After a loud batting practice, Chavis went 2-for-4 with a double and two RBIs in Peoria’s AFL opener against Glendale. At the tail end of a long season, he’s picked up right where he left off in the regular season.
Braves pitching dominated in Peoria’s win over Glendale. A quartet of Atlanta arms combined for 16 strikeouts in the win, led by starter Max Fried, who struck out seven in three frames, and righty Touki Toussaint, who fanned four more in his two innings.
Fried sat between 95-97 mph with his fastball and showed off two offspeed pitches—a changeup and a tight, deep curveball—that have the potential to be above-average. About the only thing he didn’t do was throw his breaking ball for called strikes, instead relying on hitters to chase.
“I felt good, I just tried to attack. Things got a little out of whack in the second inning when I tried to do too much,” Fried said, “but most of the time I felt pretty good.”
Toussaint, who sat between 92-94 with his fastball and also added a changeup and mid-70s curveball, said that seeing Fried dominate for the first three innings made him want to come out and one-up his teammate.
“It is exciting because you know you can’t take anything off,” he said. “You know you have to bring your A-game. You’re a competitor and that’s what you look for. Some organizations … you just go out there and you’re like ‘I’m the guy and I can do what I want,’ but with the Braves it’s like, if you have that attitude you’re out of there.”

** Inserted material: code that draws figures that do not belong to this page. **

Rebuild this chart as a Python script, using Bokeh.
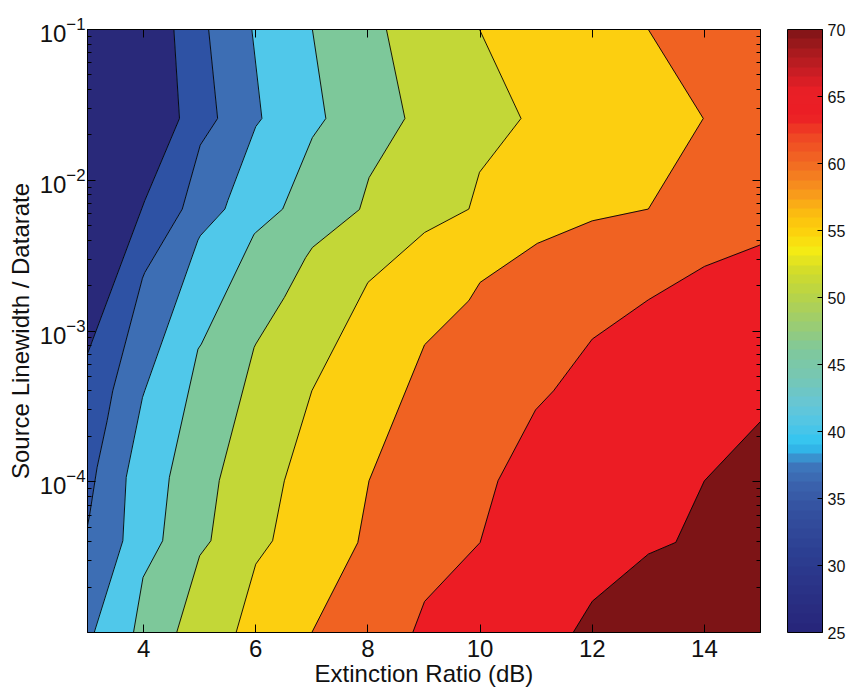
from bokeh.plotting import figure
from bokeh.models import (LinearAxis, LogAxis, FixedTicker, ColorBar,
                          LinearColorMapper, ColumnDataSource,
                          CustomJSTickFormatter)
from bokeh.embed import file_html
from bokeh.resources import INLINE

# Axis extents
X_MIN, X_MAX = 3.0, 15.0
Y_MIN, Y_MAX = 1e-5, 1e-1

# Iso-penalty boundaries: extinction ratio (dB) vs source linewidth / datarate,
# each traced from the top of the domain down to the bottom.
b1_er = [4.54, 4.64, 4.02, 3.0, 3.0]
b1_lw = [1e-1, 2.57e-2, 7.31e-3, 7.06e-4, 1e-5]

b2_er = [5.16, 5.32, 5.01, 4.69, 4.02, 3.98, 3.45, 3.35, 3.17, 3.04, 3.0, 3.0]
b2_lw = [1e-1, 2.57e-2, 1.71e-2, 6.44e-3, 2.44e-3, 2.24e-3, 4.01e-4, 2.54e-4,
         1.24e-4, 6.1e-5, 5.1e-5, 1e-5]

b3_er = [5.93, 6.11, 6.0, 5.5, 5.45, 5.01, 4.97, 4.02, 3.98, 3.69, 3.63, 3.12]
b3_lw = [1e-1, 2.57e-2, 2.27e-2, 7.31e-3, 6.44e-3, 4.28e-3, 4.01e-3, 4.01e-4,
         3.62e-4, 1.07e-4, 4.06e-5, 1e-5]

b4_er = [7.01, 7.25, 7.01, 6.48, 6.0, 5.97, 5.03, 4.97, 4.46, 4.34, 3.99, 3.82]
b4_lw = [1e-1, 2.57e-2, 1.92e-2, 6.44e-3, 4.5e-3, 4.39e-3, 8.19e-4, 7.58e-4,
         1.07e-4, 4.06e-5, 2.32e-5, 1e-5]

b5_er = [8.33, 8.66, 8.02, 7.85, 7.01, 6.89, 6.51, 6.0, 5.97, 5.35, 5.2, 5.0, 4.59]
b5_lw = [1e-1, 2.57e-2, 1.04e-2, 6.4e-3, 3.58e-3, 3.07e-3, 1.67e-3, 8.19e-4,
         7.77e-4, 1.02e-4, 4.06e-5, 3.23e-5, 1e-5]

b6_er = [9.99, 10.73, 9.99, 9.8, 9.01, 8.0, 7.0, 6.51, 6.3, 6.0, 5.65]
b6_lw = [1e-1, 2.57e-2, 1.13e-2, 6.44e-3, 4.5e-3, 2.1e-3, 4.01e-4, 1.015e-4,
         4.06e-5, 2.84e-5, 1e-5]

b7_er = [13.0, 13.98, 13.0, 12.0, 11.02, 10.0, 9.8, 9.01, 8.02, 7.82, 7.0]
b7_lw = [1e-1, 2.57e-2, 6.44e-3, 5.38e-3, 3.81e-3, 2.1e-3, 1.59e-3, 8.1e-4,
         1.015e-4, 3.95e-5, 1e-5]

b8_er = [15.0, 15.0, 14.0, 13.0, 12.0, 11.31, 10.99, 10.32, 10.0, 9.01, 8.8]
b8_lw = [1e-1, 3.73e-3, 2.68e-3, 1.61e-3, 8.84e-4, 4.01e-4, 3.0e-4, 1.015e-4,
         3.95e-5, 1.606e-5, 1e-5]

b9_er = [15.0, 15.0, 14.0, 13.49, 13.0, 12.0, 11.66]
b9_lw = [1e-1, 2.51e-4, 1.015e-4, 3.96e-5, 3.31e-5, 1.61e-5, 1e-5]

boundaries_er = [b1_er, b2_er, b3_er, b4_er, b5_er, b6_er, b7_er, b8_er, b9_er]
boundaries_lw = [b1_lw, b2_lw, b3_lw, b4_lw, b5_lw, b6_lw, b7_lw, b8_lw, b9_lw]

# Fill colours of the bands, from the lowest penalty (top left) to the highest
band_colors = ["#29297a", "#2e52a4", "#3d6eb4", "#50c8ea", "#7dc89a",
               "#c3d737", "#fccf10", "#f06222", "#ec1c24", "#7d1416"]

# Colour scale
cbar_low, cbar_high = 25, 70
cbar_ticks = [25, 30, 35, 40, 45, 50, 55, 60, 65, 70]
cmap_anchor_vals = [25, 28, 31, 34, 36, 37.5, 39, 40.5, 42, 44, 46, 48, 50, 52,
                    53.5, 55, 56.5, 58, 60, 62, 63.5, 65.5, 67, 68.5, 70]
cmap_anchor_cols = ["#27257a", "#2a3185", "#2c3f92", "#34509f", "#3a62ad",
                    "#3e78bd", "#2ec4f2", "#4fc6e6", "#66c6d6", "#76c7b4",
                    "#7fc89c", "#9bcc72", "#b6d34a", "#d2dc2a", "#f5eb14",
                    "#fdd00c", "#fbb812", "#f7941d", "#f26a22", "#ef4624",
                    "#ec1e25", "#e81f26", "#c51d24", "#a4191d", "#7d1416"]

x_ticks = [4, 6, 8, 10, 12, 14]
y_ticks = [1e-4, 1e-3, 1e-2, 1e-1]
y_minor = [m * 10.0 ** e for e in (-5, -4, -3, -2) for m in range(2, 10)]


def hex_to_rgb(h):
    return tuple(int(h[i:i + 2], 16) for i in (1, 3, 5))


def sample_cmap(v):
    for i in range(len(cmap_anchor_vals) - 1):
        v0, v1 = cmap_anchor_vals[i], cmap_anchor_vals[i + 1]
        if v0 <= v <= v1:
            t = (v - v0) / (v1 - v0)
            c0 = hex_to_rgb(cmap_anchor_cols[i])
            c1 = hex_to_rgb(cmap_anchor_cols[i + 1])
            r, g, b = (round(a + (b_ - a) * t) for a, b_ in zip(c0, c1))
            return "#%02x%02x%02x" % (r, g, b)
    return cmap_anchor_cols[-1]


n_steps = 64
palette = [sample_cmap(cbar_low + (i + 0.5) * (cbar_high - cbar_low) / n_steps)
           for i in range(n_steps)]

FONT = "Liberation Sans"

p = figure(frame_width=673, frame_height=603,
           x_range=(X_MIN, X_MAX), y_range=(Y_MIN, Y_MAX),
           y_axis_type="log", output_backend="svg", toolbar_location=None,
           min_border_left=87, min_border_top=29, min_border_bottom=60,
           min_border_right=0)
p.grid.visible = False
p.outline_line_color = "black"
p.outline_line_width = 1
p.background_fill_color = "white"
p.border_fill_color = "white"

# Bands between consecutive boundaries (domain edges close the outer bands)
edges_er = [[X_MIN, X_MIN]] + boundaries_er + [[X_MAX, X_MAX]]
edges_lw = [[Y_MAX, Y_MIN]] + boundaries_lw + [[Y_MAX, Y_MIN]]
band_xs, band_ys = [], []
for k in range(len(edges_er) - 1):
    band_xs.append(edges_er[k] + edges_er[k + 1][::-1])
    band_ys.append(edges_lw[k] + edges_lw[k + 1][::-1])
p.patches(xs="xs", ys="ys", fill_color="color", line_color="color", line_width=0.5,
          source=ColumnDataSource(dict(xs=band_xs, ys=band_ys, color=band_colors)))

# Contour lines
p.multi_line(xs=boundaries_er, ys=boundaries_lw, line_color="black", line_width=0.9)

# Bottom / left axes
xa = p.xaxis[0]
xa.ticker = FixedTicker(ticks=x_ticks)
xa.axis_label = "Extinction Ratio (dB)"
ya = p.yaxis[0]
ya.ticker = FixedTicker(ticks=y_ticks, minor_ticks=y_minor)
ya.axis_label = "Source Linewidth / Datarate"

for ax in (xa, ya):
    ax.axis_line_color = "black"
    ax.major_tick_in = 8
    ax.major_tick_out = 0
    ax.minor_tick_in = 4
    ax.minor_tick_out = 0
    ax.major_tick_line_color = "black"
    ax.minor_tick_line_color = "black"
    ax.major_label_text_font = FONT
    ax.major_label_text_font_size = "24px"
    ax.major_label_text_color = "#111111"
    ax.axis_label_text_font = FONT
    ax.axis_label_text_font_size = "24px"
    ax.axis_label_text_font_style = "normal"
    ax.axis_label_text_color = "#111111"
xa.minor_tick_in = 0
xa.major_label_standoff = 7
xa.axis_label_standoff = 0
ya.major_label_standoff = 2
ya.axis_label_standoff = 3

# Box ticks on top and right (no labels)
blank = CustomJSTickFormatter(code="return ''")
top_ax = LinearAxis(ticker=FixedTicker(ticks=x_ticks), formatter=blank,
                    major_tick_in=8, major_tick_out=0, minor_tick_in=0,
                    minor_tick_out=0, major_label_standoff=0,
                    axis_line_color="black", major_tick_line_color="black")
p.add_layout(top_ax, "above")
right_ax = LogAxis(ticker=FixedTicker(ticks=y_ticks, minor_ticks=y_minor),
                   formatter=blank, major_tick_in=8, major_tick_out=0,
                   minor_tick_in=4, minor_tick_out=0, major_label_standoff=0,
                   axis_line_color="black", major_tick_line_color="black",
                   minor_tick_line_color="black")
p.add_layout(right_ax, "right")

# Empty strip that holds the colour bar away from the plot frame
gap_ax = LogAxis(ticker=FixedTicker(ticks=[1e-3]), formatter=blank,
                 major_tick_in=0, major_tick_out=27, minor_tick_in=0,
                 minor_tick_out=0, major_label_standoff=0,
                 axis_line_color=None, major_tick_line_color=None,
                 minor_tick_line_color=None)
p.add_layout(gap_ax, "right")

# Colour bar
mapper = LinearColorMapper(palette=palette, low=cbar_low, high=cbar_high)
cbar = ColorBar(color_mapper=mapper, ticker=FixedTicker(ticks=cbar_ticks),
                width=35, padding=0, margin=0,
                bar_line_color="black", bar_line_width=1,
                major_tick_in=5, major_tick_out=0,
                major_tick_line_color="black",
                major_label_text_font=FONT, major_label_text_font_size="16px",
                major_label_text_color="#111111", label_standoff=5,
                border_line_color=None, background_fill_color="white")
p.add_layout(cbar, "right")

open("out.html", "w").write(file_html(p, INLINE))
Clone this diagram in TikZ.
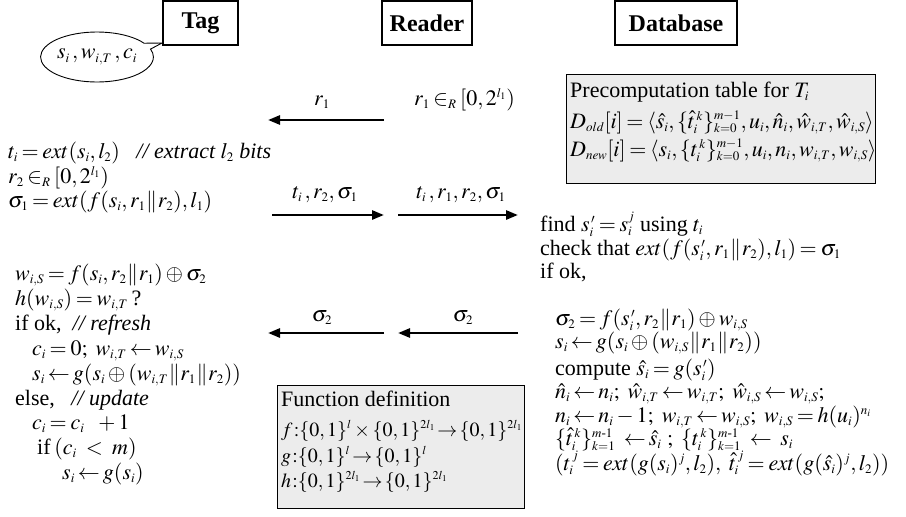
\documentclass[tikz,border=0pt]{standalone}
\usepackage{amsmath}
\usepackage{mathptmx}
\usepackage[no-math]{fontspec}
\setmainfont{Liberation Serif}
\usetikzlibrary{arrows.meta,shapes.callouts}
\DeclareMathSizes{22}{22}{13}{10}
\DeclareMathSizes{20}{20}{12}{9}
\newcommand{\cc}{\mathbin{\mkern-2mu\|\mkern-2mu}}
\newcommand{\fcolon}{\mkern1mu{:}}
\newcommand{\lar}{\mathrel{\mkern-0.5mu\leftarrow\mkern-0.5mu}}
\newcommand{\rar}{\mathrel{\mkern-1mu\rightarrow\mkern-1mu}}
\thickmuskip=3mu plus 1mu
\medmuskip=2.5mu plus 1mu
\thinmuskip=2mu
\begin{document}
\begin{tikzpicture}[x=1pt,y=-1pt,
  every node/.style={font=\fontsize{22}{24}\selectfont, inner sep=0pt},
  txt/.style={anchor=base west},
  ftxt/.style={anchor=base west, font=\fontsize{20}{22}\selectfont},
  lbl/.style={anchor=base},
  hdr/.style={draw, line width=1.3pt, minimum height=44pt, font=\fontsize{24}{26}\selectfont\bfseries},
  msg/.style={line width=2.6pt, -{Triangle[length=12pt,width=9pt]}},
  gbox/.style={draw, line width=0.9pt, fill=gray!15}]
\useasboundingbox (0,0) rectangle (906,517);

% headers
\node[hdr, minimum width=75pt] (tag) at (200.5,23) {Tag};
\node[hdr, minimum width=90pt] (reader) at (427,23) {Reader};
\node[hdr, minimum width=122pt] (db) at (676,23) {Database};

% speech bubble
\node[ellipse callout, draw, line width=0.9pt, minimum width=111pt, minimum height=50pt,
  callout absolute pointer={(162,43)}] (mem) at (97,57) {$s_i\,,w_{i,T}\,,c_i$};

% gray boxes
\node[gbox, minimum width=309pt, minimum height=109pt] (pre) at (720.5,128.5) {};
\node[gbox, minimum width=247pt, minimum height=123pt] (fun) at (400.5,446.5) {};

\node[txt] (p1) at (570,97) {Precomputation table for $T_i$};
\node[txt] (p2) at (570,128) {$D_{old}[i]=\langle \hat{s}_i,\{\hat{t}_i^{\,k}\}_{k=0}^{m-1},u_i,\hat{n}_i,\hat{w}_{i,T},\hat{w}_{i,S}\rangle$};
\node[txt] (p3) at (570,156) {$D_{new}[i]=\langle s_i,\{t_i^{\,k}\}_{k=0}^{m-1},u_i,n_i,w_{i,T},w_{i,S}\rangle$};

\node[txt] (f0) at (281,406) {Function definition};
\node[ftxt] (f1) at (281,436) {$f\fcolon\{0,1\}^l\times\{0,1\}^{2l_1}\rar\{0,1\}^{2l_1}$};
\node[ftxt] (f2) at (281,462) {$g\fcolon\{0,1\}^l\rar\{0,1\}^l$};
\node[ftxt] (f3) at (281,487) {$h\fcolon\{0,1\}^{2l_1}\rar\{0,1\}^{2l_1}$};

% arrows
\coordinate (a1s) at (384,120); \coordinate (a1e) at (268,120);
\coordinate (a2s) at (272,215); \coordinate (a2e) at (384,215);
\coordinate (a3s) at (398,215); \coordinate (a3e) at (518,215);
\coordinate (a4s) at (384,333); \coordinate (a4e) at (268,333);
\coordinate (a5s) at (518,333); \coordinate (a5e) at (398,333);
\draw[msg] (a1s) -- (a1e);
\draw[msg] (a2s) -- (a2e);
\draw[msg] (a3s) -- (a3e);
\draw[msg] (a4s) -- (a4e);
\draw[msg] (a5s) -- (a5e);

\node[lbl] (l1) at (322,105) {$r_1$};
\node[txt] (rr) at (414,105) {$r_1\in_R[0,2^{l_1})$};
\node[lbl] (l2) at (325,198) {$t_i\,,r_2,\sigma_1$};
\node[lbl] (l3) at (461,198) {$t_i\,,r_1,r_2,\sigma_1$};
\node[lbl] (l4) at (322,321) {$\sigma_2$};
\node[lbl] (l5) at (463,321) {$\sigma_2$};

% tag, first part
\node[txt] (t1) at (8,158) {$t_i=ext(s_i,l_2)$\ \ \ \textit{// extract $l_2$ bits}};
\node[txt] (t2) at (8,183) {$r_2\in_R[0,2^{l_1})$};
\node[txt] (t3) at (8,207) {$\sigma_1=ext(f(s_i,r_1\cc r_2),l_1)$};

% tag, second part
\node[txt] (u1) at (15,280) {$w_{i,S}=f(s_i,r_2\cc r_1)\oplus\sigma_2$};
\node[txt] (u2) at (15,305) {$h(w_{i,S})=w_{i,T}$\,?};
\node[txt] (u3) at (15,330) {if ok,\ \ \textit{// refresh}};
\node[txt] (u4) at (32,355) {$c_i=0;\ w_{i,T}\lar w_{i,S}$};
\node[txt] (u5) at (32,380) {$s_i\lar g(s_i\oplus(w_{i,T}\cc r_1\cc r_2))$};
\node[txt] (u6) at (15,405) {else,\ \ \ \textit{// update}};
\node[txt] (u7) at (32,429) {$c_i=c_i\ \ +1$};
\node[txt] (u8) at (37,454) {if\,$(c_i\ <\ m)$};
\node[txt] (u9) at (62,479) {$s_i\lar g(s_i)$};

% database
\node[txt] (d1) at (540,231) {find $s_i^{\,\prime}=s_i^j$\ using $t_i$};
\node[txt] (d2) at (540,255) {check that $ext(f(s_i^{\,\prime},r_1\cc r_2),l_1)=\sigma_1$};
\node[txt] (d3) at (540,278) {if ok,};
\node[txt] (d4) at (555,325) {$\sigma_2=f(s_i^{\,\prime},r_2\cc r_1)\oplus w_{i,S}$};
\node[txt] (d5) at (555,348) {$s_i\lar g(s_i\oplus(w_{i,S}\cc r_1\cc r_2))$};
\node[txt] (d6) at (555,375) {compute $\hat{s}_i=g(s_i^{\,\prime})$};
\node[txt] (d7) at (555,398) {$\hat{n}_i\lar n_i;\ \hat{w}_{i,T}\lar w_{i,T};\ \hat{w}_{i,S}\lar w_{i,S};$};
\node[txt] (d8) at (555,422) {$n_i\lar n_i-1;\ w_{i,T}\lar w_{i,S};\ w_{i,S}=h(u_i)^{n_i}$};
\node[txt] (d9) at (555,445) {$\{\hat{t}_i^{\,k}\}_{k=1}^{m\text{-}1}\ \lar\hat{s}_i\ ;\ \{t_i^{\,k}\}_{k=1}^{m\text{-}1}\ \lar\ s_i$};
\node[txt] (d10) at (555,470) {$(t_i^{\,j}=ext(g(s_i)^j,l_2),\ \hat{t}_i^{\,j}=ext(g(\hat{s}_i)^j,l_2))$};
\end{tikzpicture}
\end{document}
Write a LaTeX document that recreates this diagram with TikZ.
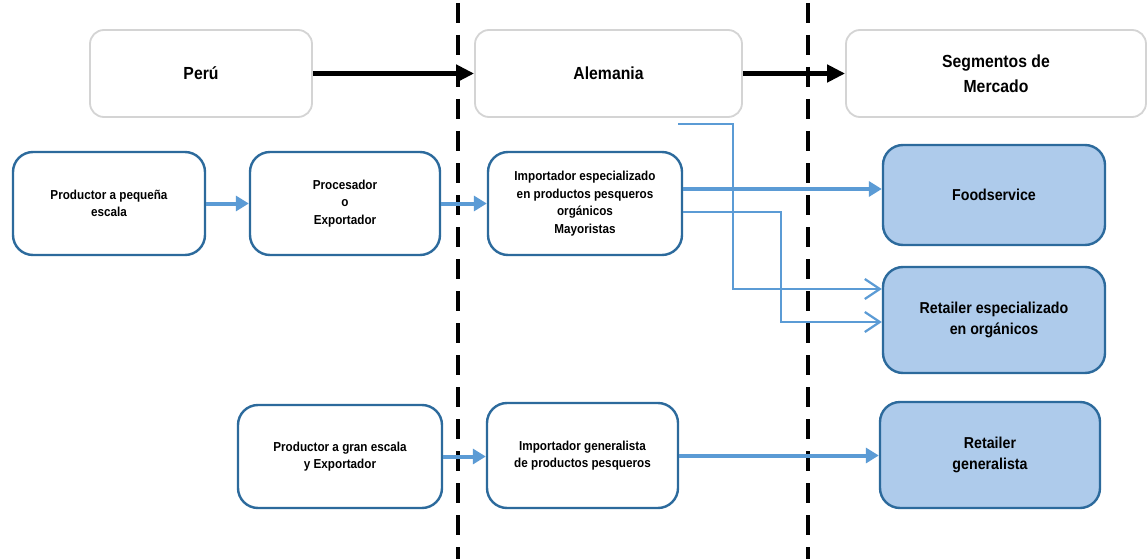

The nightcap, too, was headlined by a hard-throwing lefthander. Scottsdale’s Justus Sheffield, who was acquired by the Yankees in the trade that sent reliever Andrew Miller to the Indians last summer, took the ball against Mesa on Opening Night and dominated.
He tuned up with a few starts in the instructional league beforehand, then threw five innings of one-hit shutout ball with six strikeouts and no walks. His fastball sat between 94-96 early before dropping a little bit toward the latter portion of his outing. He showed a slider and changeup throughout that looked to be potential plus pitches in the future. He got swings and misses on all three of his offerings.
“I felt good. I was definitely excited to get back out there for competitive baseball,” Sheffield said. “You know how instructs is, kind of laid back. I was eager to get out here and face other guys and other prospects, things like that.”
He threw 60 pitches in his outing, 42 of which were strikes.
- Tigers infield prospect Kody Eaves, acquired from the Angels for fellow infielder Jefry Marte in January 2016, went 4-for-4 with two doubles for Mesa.
- A pair of New York prospects—the Yankees’ Billy McKinney and the Mets’ Tomas Nido—each went deep in Scottsdale’s win.
- Yankees relief prospect Cody Carroll tossed two scoreless innings for Scottsdale and sat between 96-98 mph with his fastball. He finished the game by freezing Mesa’s Tyler Ramirez on a slider on the inner half of the plate.